Questo lavoro intende appunto contribuire alla indagine delle «fonti» della cultura calabrese, che è come dire ricercare in gran parte anche le fonti della sua storia nei significati più complessi e specifici. I criteri, che ho seguiti, sono gli stessi di ogni buon metodo storico. Ho escluso qualsiasi giudizio su gli scrittori (salvo i casi in cui non era possibile lasciare una lacuna), non solo por evitare che l’opera assumesse una ampiezza, che avrebbe richiesto molti anni di lavoro e troppi volumi, ma anche perchè non è possibile che un solo studioso pretenda di fare contemporaneamente il filosofo e l’esteta, il giurista e il naturalista, e così via di seguito, senza cadere nel più banale superficialismo pretenzioso e ridicolo. Oltre a ciò, un’altra ragione fondamentale m’impediva di seguire il metodo dogli enciclopedici, vale a dire la ferma convinzione che l’opera critica sarà, presto o tardi, il frutto di questo lavoro di ricerca, che, spianando la via con l’indicazione delle fonti, e offrendo la possibilità di raggruppamenti per materie, per periodi, per caratteri di individui, ecc., invoglierà anche altri studiosi a quella ricostruzione storica accurata della cultura calabrese, che sino ad oggi non esiste. Per tanto mi sono attenuto al criterio di riassumere criticamente i dati della vita di ciascun scrittore e — criticamente dov’era il caso — di fornire una bibliografia possibilmente esauriente. Ma, per facilitare ancora il compito degli studiosi, ho voluto descrivere secondo il metodo bibliografico seguito nei cataloghi, tutte le opere degli autori, che mi è stato possibile esaminare; per modo che si possa distinguere l’opuscolo dal volume, e, di conseguenza, il lavoro — se non addirittura il valore — dello scrittore. Cómpito assai facile a spiegare, ma ben duro a realizzare, non soltanto per il tempo necessario e la pazienza dell’esame, ma altresì per la difficoltà di trovare le opere degli scrittori calabresi.
. . . . . . . . .
(1) Cfr. Una storia della Letteratura Italiana. Nota letta dal socio FRANCESCO DE SANCTIS. In Rendiconto delle torn. dei lav. della R. Accad. di Scienze Mor. e Pol., A. IV. Napoli, Stamp.
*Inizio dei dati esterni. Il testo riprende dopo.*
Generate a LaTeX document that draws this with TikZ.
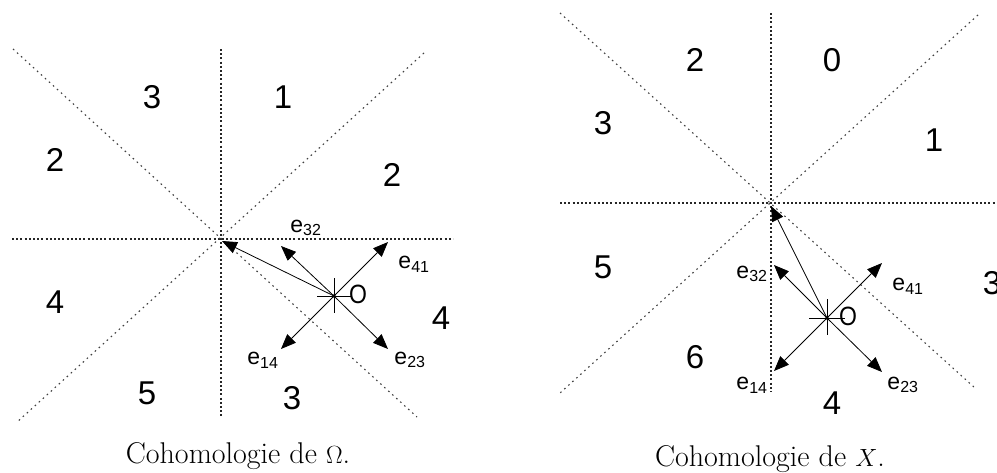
\documentclass[tikz,border=0pt]{standalone}
\usepackage{fontspec}
\newfontfamily\arialf{Liberation Sans}
\usetikzlibrary{arrows.meta}
\begin{document}
\begin{tikzpicture}[x=1pt,y=-1pt,
  axis/.style={line width=1.2pt, dash pattern=on 2pt off 2.2pt, black!85},
  diag/.style={line width=1.1pt, dash pattern=on 1.6pt off 3.8pt, black!75},
  vec/.style={line width=0.8pt, -{Triangle[length=15pt,width=12pt]}},
  crossmark/.style={line width=0.8pt},
  num/.style={font=\arialf\fontsize{33}{33}\selectfont, inner sep=0pt},
  lab/.style={font=\arialf\fontsize{23}{23}\selectfont, inner sep=0pt},
  olab/.style={font=\arialf\fontsize{23}{23}\selectfont, inner sep=0pt, yscale=1.15},
  captext/.style={font=\fontsize{30}{30}\selectfont, inner sep=0pt}]
\useasboundingbox (0,0) rectangle (997,472);
\clip (0,0) rectangle (997,472);
% ---------- left panel ----------
\coordinate (A) at (221,239);
\draw[axis] (221,49) -- (221,418);
\draw[axis] (12,239) -- (453,239);
\draw[diag] (13,49) -- (417,417);
\draw[diag] (424,53) -- (16,423);
\coordinate (OA) at (334,296);
\draw[crossmark] (334,278) -- (334,313);
\draw[crossmark] (317,296) -- (351,296);
\fill (OA) circle (1.8);
\node[olab] (oA) at (358,294) {O};
\coordinate (cA) at (222,241);
\coordinate (t32A) at (281,246);
\coordinate (t41A) at (388,242);
\coordinate (t14A) at (281,349);
\coordinate (t23A) at (388,349);
\draw[vec] (OA) -- (cA);
\draw[vec] (OA) -- (t32A);
\draw[vec] (OA) -- (t41A);
\draw[vec] (OA) -- (t14A);
\draw[vec] (OA) -- (t23A);
\node[lab] (l32A) at (306,228) {e$_{\hbox{\arialf\fontsize{16}{16}\selectfont 32}}$};
\node[lab] (l41A) at (414,264) {e$_{\hbox{\arialf\fontsize{16}{16}\selectfont 41}}$};
\node[lab] (l14A) at (263,360) {e$_{\hbox{\arialf\fontsize{16}{16}\selectfont 14}}$};
\node[lab] (l23A) at (410,360) {e$_{\hbox{\arialf\fontsize{16}{16}\selectfont 23}}$};
\node[num] (n3a) at (152,97) {3};
\node[num] (n1a) at (283,97) {1};
\node[num] (n2a) at (55,160) {2};
\node[num] (n2b) at (392,175) {2};
\node[num] (n4a) at (55,302) {4};
\node[num] (n4b) at (441,318) {4};
\node[num] (n5a) at (147,393) {5};
\node[num] (n3b) at (292,398) {3};
\node[captext] (capA) at (238,456) {Cohomologie de $\Omega$.};
% ---------- right panel ----------
\coordinate (B) at (771,203);
\draw[axis] (771,13) -- (771,392);
\draw[axis] (560,203) -- (997,203);
\draw[diag] (560,13) -- (975,388);
\draw[diag] (978,15) -- (560,393);
\coordinate (OB) at (827,318);
\draw[crossmark] (827,299) -- (827,335);
\draw[crossmark] (809,318) -- (845,318);
\fill (OB) circle (1.8);
\node[olab] (oB) at (848,316) {O};
\coordinate (cB) at (771,206);
\coordinate (t32B) at (774,265);
\coordinate (t41B) at (882,263);
\coordinate (t14B) at (774,371);
\coordinate (t23B) at (882,372);
\draw[vec] (OB) -- (cB);
\draw[vec] (OB) -- (t32B);
\draw[vec] (OB) -- (t41B);
\draw[vec] (OB) -- (t14B);
\draw[vec] (OB) -- (t23B);
\node[lab] (l32B) at (752,274) {e$_{\hbox{\arialf\fontsize{16}{16}\selectfont 32}}$};
\node[lab] (l41B) at (908,286) {e$_{\hbox{\arialf\fontsize{16}{16}\selectfont 41}}$};
\node[lab] (l14B) at (752,385) {e$_{\hbox{\arialf\fontsize{16}{16}\selectfont 14}}$};
\node[lab] (l23B) at (903,385) {e$_{\hbox{\arialf\fontsize{16}{16}\selectfont 23}}$};
\node[num] (m2a) at (695,60) {2};
\node[num] (m0a) at (832,60) {0};
\node[num] (m3a) at (603,123) {3};
\node[num] (m1a) at (934,140) {1};
\node[num] (m5a) at (603,267) {5};
\node[num] (m3b) at (992,283) {3};
\node[num] (m6a) at (695,357) {6};
\node[num] (m4a) at (832,403) {4};
\node[captext] (capB) at (770,459) {Cohomologie de $X$.};
\end{tikzpicture}
\end{document}
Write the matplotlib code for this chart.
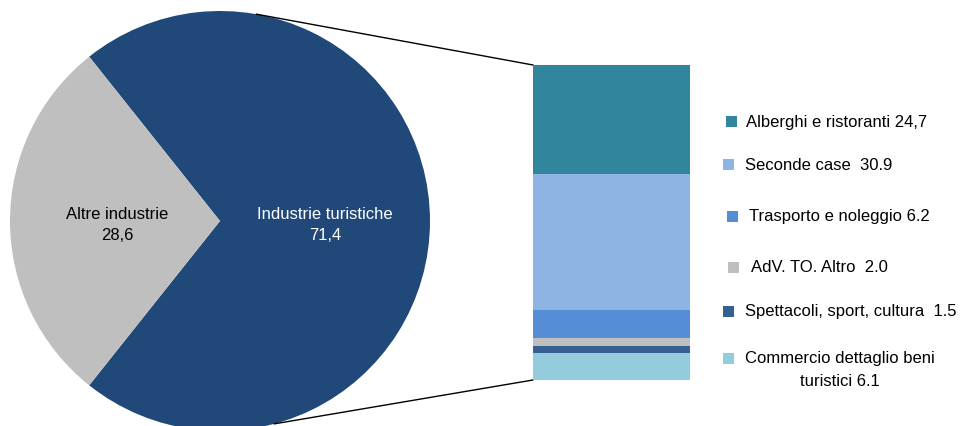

R. Università, 1865. Ora anche nei Saggi critici.
(2) Il caso di Michelangelo Schipa, «che l'intera vita ha consacrata a illustrare la storia del Mezzogiorno d'Italia» — per ripetere le partile con cui B. Croce gli indirizzò la sua Storia del Regno di Napoli (Bari, Laterza, 1925) — , e quello del Croce medesimo, per essere quasi isolati, non negano, non avvalorano questo giudizio.
(8) Francesco Fiorentino mirò a dare un nuovo orientamento, saggiamente critico, agli studi su la cultura calabrese; ma il suo forte studio su Bernardino Telesio (1872-4) resta ancora un tentativo di revisione, che non produsse seguaci, e che, d’altronde, in molti punti bisogna riformare e sviluppare con nuove ricerche, e in altri rettificare.
(4) LENORMANT FRANÇOIS. La Grande-Grèce. Paysages et histoire, Paris, A. Lévy, 1881-84, t. 3. Dopo la morte del I... vennero pubblic. due altri voll. che non sono altezza dei tre primi.